• **Written task**:
Output the material exactly, but drop every image it holds.
________
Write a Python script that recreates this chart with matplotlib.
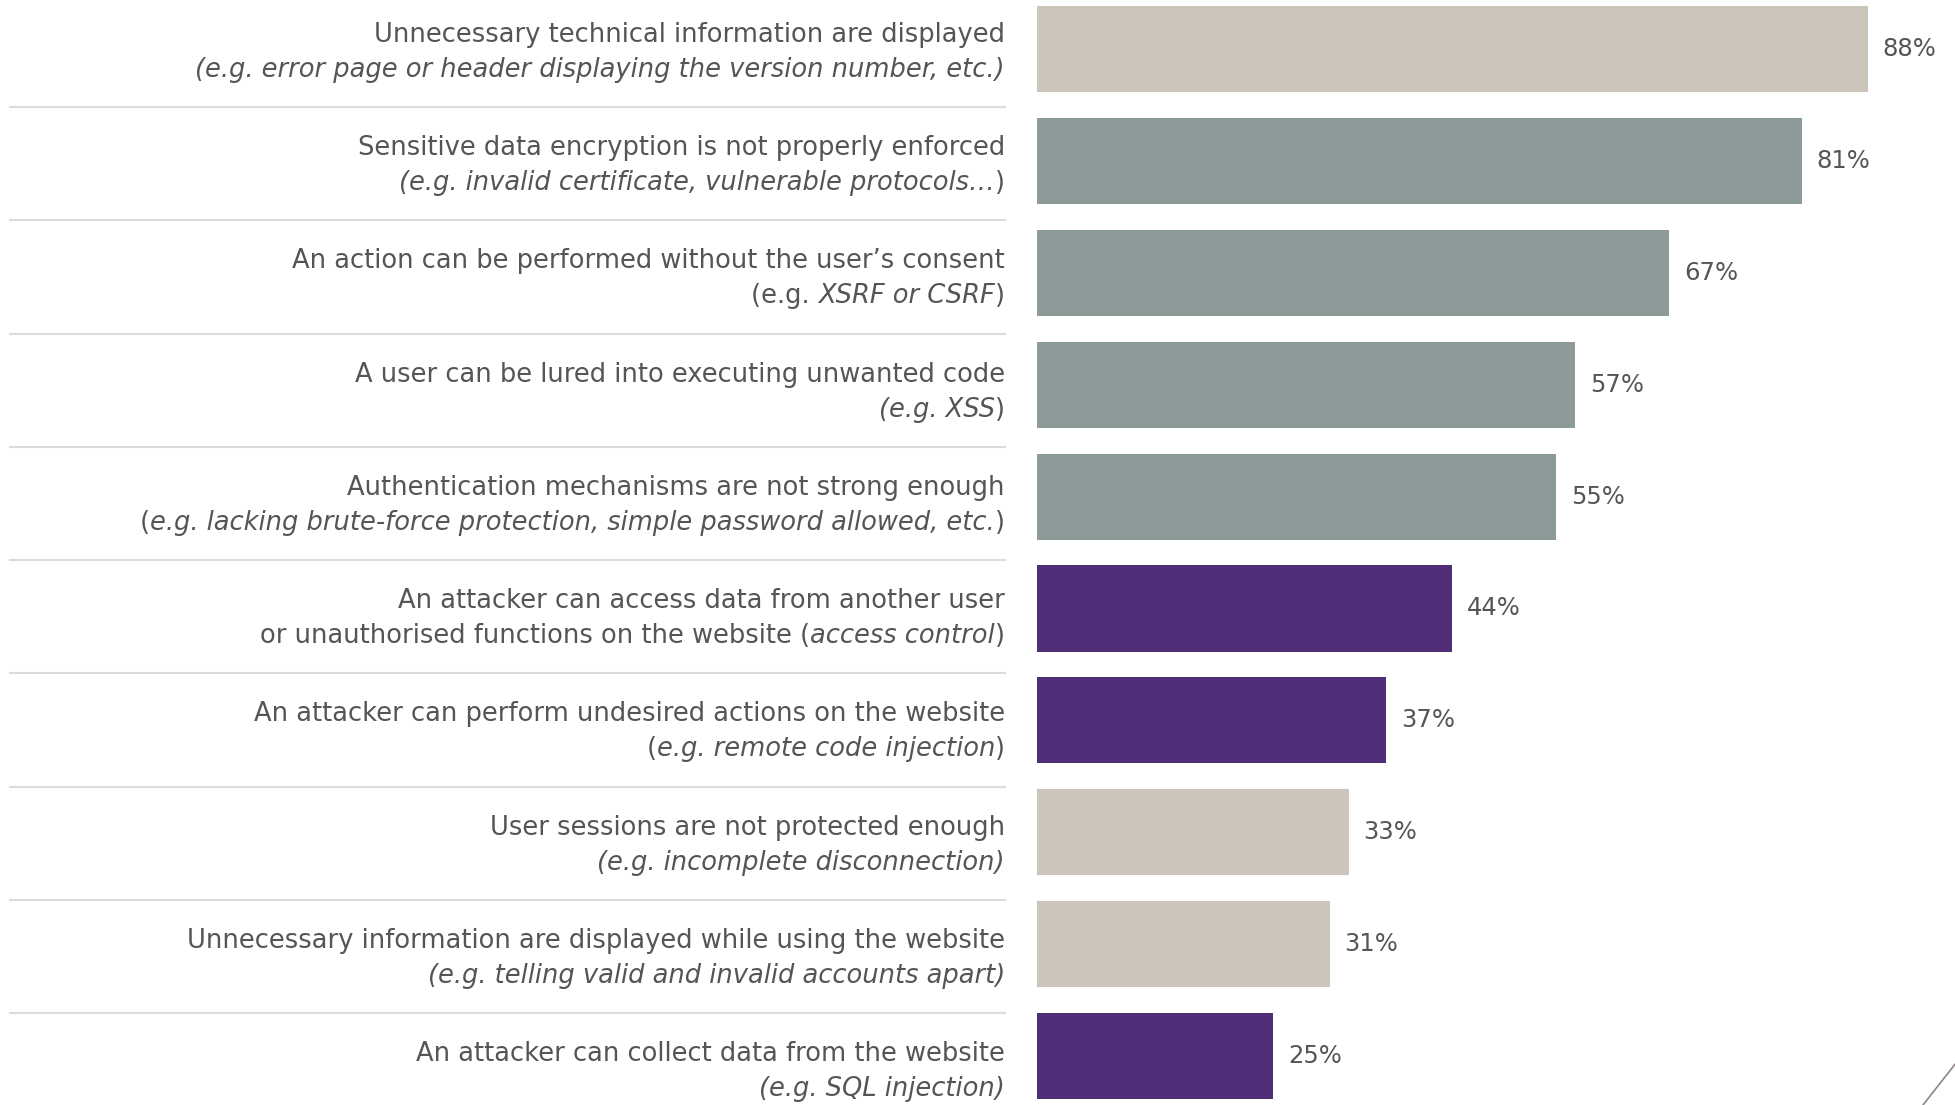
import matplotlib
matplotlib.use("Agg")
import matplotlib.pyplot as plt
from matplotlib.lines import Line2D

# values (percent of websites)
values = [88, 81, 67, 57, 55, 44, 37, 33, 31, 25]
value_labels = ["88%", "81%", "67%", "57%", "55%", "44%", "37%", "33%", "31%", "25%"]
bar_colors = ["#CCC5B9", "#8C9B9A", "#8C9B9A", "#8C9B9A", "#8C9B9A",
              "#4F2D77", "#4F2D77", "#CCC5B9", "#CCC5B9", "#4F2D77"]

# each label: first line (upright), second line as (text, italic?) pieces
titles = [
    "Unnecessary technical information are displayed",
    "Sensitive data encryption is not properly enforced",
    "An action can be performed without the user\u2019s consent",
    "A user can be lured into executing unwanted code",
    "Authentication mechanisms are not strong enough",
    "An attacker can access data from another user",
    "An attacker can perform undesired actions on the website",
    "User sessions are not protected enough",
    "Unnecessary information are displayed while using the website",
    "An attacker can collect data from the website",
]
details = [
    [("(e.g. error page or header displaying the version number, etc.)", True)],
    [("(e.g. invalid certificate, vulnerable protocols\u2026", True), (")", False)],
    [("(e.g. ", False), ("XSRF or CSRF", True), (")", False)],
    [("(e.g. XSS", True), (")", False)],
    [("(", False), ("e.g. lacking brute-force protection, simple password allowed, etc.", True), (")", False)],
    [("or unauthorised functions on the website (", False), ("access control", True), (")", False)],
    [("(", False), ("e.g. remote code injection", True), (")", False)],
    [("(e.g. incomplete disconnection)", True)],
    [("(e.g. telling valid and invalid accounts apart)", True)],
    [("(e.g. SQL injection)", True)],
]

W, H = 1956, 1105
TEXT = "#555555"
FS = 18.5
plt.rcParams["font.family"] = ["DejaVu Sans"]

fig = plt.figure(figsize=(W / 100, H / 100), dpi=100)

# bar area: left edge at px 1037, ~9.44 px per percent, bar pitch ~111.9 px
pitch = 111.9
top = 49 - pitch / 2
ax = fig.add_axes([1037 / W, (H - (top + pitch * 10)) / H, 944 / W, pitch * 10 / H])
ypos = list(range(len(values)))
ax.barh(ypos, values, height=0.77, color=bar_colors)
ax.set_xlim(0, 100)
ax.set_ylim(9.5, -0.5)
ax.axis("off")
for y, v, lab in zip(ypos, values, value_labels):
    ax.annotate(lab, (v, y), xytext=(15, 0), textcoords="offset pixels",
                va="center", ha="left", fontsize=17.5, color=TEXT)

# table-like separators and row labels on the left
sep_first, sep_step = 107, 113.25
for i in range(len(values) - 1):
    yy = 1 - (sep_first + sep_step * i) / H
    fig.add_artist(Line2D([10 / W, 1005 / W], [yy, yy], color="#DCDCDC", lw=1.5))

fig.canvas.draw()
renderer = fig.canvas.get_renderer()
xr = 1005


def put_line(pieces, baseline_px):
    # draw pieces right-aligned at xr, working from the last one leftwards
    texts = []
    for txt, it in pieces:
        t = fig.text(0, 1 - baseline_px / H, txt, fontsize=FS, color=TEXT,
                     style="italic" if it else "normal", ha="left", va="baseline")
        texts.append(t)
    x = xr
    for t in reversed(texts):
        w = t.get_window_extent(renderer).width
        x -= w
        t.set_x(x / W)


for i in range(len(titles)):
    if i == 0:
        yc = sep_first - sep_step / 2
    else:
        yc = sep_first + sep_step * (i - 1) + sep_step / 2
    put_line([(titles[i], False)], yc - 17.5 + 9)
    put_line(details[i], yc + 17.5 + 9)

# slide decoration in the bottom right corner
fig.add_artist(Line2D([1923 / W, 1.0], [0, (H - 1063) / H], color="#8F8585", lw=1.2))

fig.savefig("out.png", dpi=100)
________
• **Final result**:
Write a Python script that recreates this chart with matplotlib.
import matplotlib
matplotlib.use("Agg")
import matplotlib.pyplot as plt
from matplotlib.lines import Line2D

# values (percent of websites)
values = [88, 81, 67, 57, 55, 44, 37, 33, 31, 25]
value_labels = ["88%", "81%", "67%", "57%", "55%", "44%", "37%", "33%", "31%", "25%"]
bar_colors = ["#CCC5B9", "#8C9B9A", "#8C9B9A", "#8C9B9A", "#8C9B9A",
              "#4F2D77", "#4F2D77", "#CCC5B9", "#CCC5B9", "#4F2D77"]

# each label: first line (upright), second line as (text, italic?) pieces
titles = [
    "Unnecessary technical information are displayed",
    "Sensitive data encryption is not properly enforced",
    "An action can be performed without the user\u2019s consent",
    "A user can be lured into executing unwanted code",
    "Authentication mechanisms are not strong enough",
    "An attacker can access data from another user",
    "An attacker can perform undesired actions on the website",
    "User sessions are not protected enough",
    "Unnecessary information are displayed while using the website",
    "An attacker can collect data from the website",
]
details = [
    [("(e.g. error page or header displaying the version number, etc.)", True)],
    [("(e.g. invalid certificate, vulnerable protocols\u2026", True), (")", False)],
    [("(e.g. ", False), ("XSRF or CSRF", True), (")", False)],
    [("(e.g. XSS", True), (")", False)],
    [("(", False), ("e.g. lacking brute-force protection, simple password allowed, etc.", True), (")", False)],
    [("or unauthorised functions on the website (", False), ("access control", True), (")", False)],
    [("(", False), ("e.g. remote code injection", True), (")", False)],
    [("(e.g. incomplete disconnection)", True)],
    [("(e.g. telling valid and invalid accounts apart)", True)],
    [("(e.g. SQL injection)", True)],
]

W, H = 1956, 1105
TEXT = "#555555"
FS = 18.5
plt.rcParams["font.family"] = ["DejaVu Sans"]

fig = plt.figure(figsize=(W / 100, H / 100), dpi=100)

# bar area: left edge at px 1037, ~9.44 px per percent, bar pitch ~111.9 px
pitch = 111.9
top = 49 - pitch / 2
ax = fig.add_axes([1037 / W, (H - (top + pitch * 10)) / H, 944 / W, pitch * 10 / H])
ypos = list(range(len(values)))
ax.barh(ypos, values, height=0.77, color=bar_colors)
ax.set_xlim(0, 100)
ax.set_ylim(9.5, -0.5)
ax.axis("off")
for y, v, lab in zip(ypos, values, value_labels):
    ax.annotate(lab, (v, y), xytext=(15, 0), textcoords="offset pixels",
                va="center", ha="left", fontsize=17.5, color=TEXT)

# table-like separators and row labels on the left
sep_first, sep_step = 107, 113.25
for i in range(len(values) - 1):
    yy = 1 - (sep_first + sep_step * i) / H
    fig.add_artist(Line2D([10 / W, 1005 / W], [yy, yy], color="#DCDCDC", lw=1.5))

fig.canvas.draw()
renderer = fig.canvas.get_renderer()
xr = 1005


def put_line(pieces, baseline_px):
    # draw pieces right-aligned at xr, working from the last one leftwards
    texts = []
    for txt, it in pieces:
        t = fig.text(0, 1 - baseline_px / H, txt, fontsize=FS, color=TEXT,
                     style="italic" if it else "normal", ha="left", va="baseline")
        texts.append(t)
    x = xr
    for t in reversed(texts):
        w = t.get_window_extent(renderer).width
        x -= w
        t.set_x(x / W)


for i in range(len(titles)):
    if i == 0:
        yc = sep_first - sep_step / 2
    else:
        yc = sep_first + sep_step * (i - 1) + sep_step / 2
    put_line([(titles[i], False)], yc - 17.5 + 9)
    put_line(details[i], yc + 17.5 + 9)

# slide decoration in the bottom right corner
fig.add_artist(Line2D([1923 / W, 1.0], [0, (H - 1063) / H], color="#8F8585", lw=1.2))

fig.savefig("out.png", dpi=100)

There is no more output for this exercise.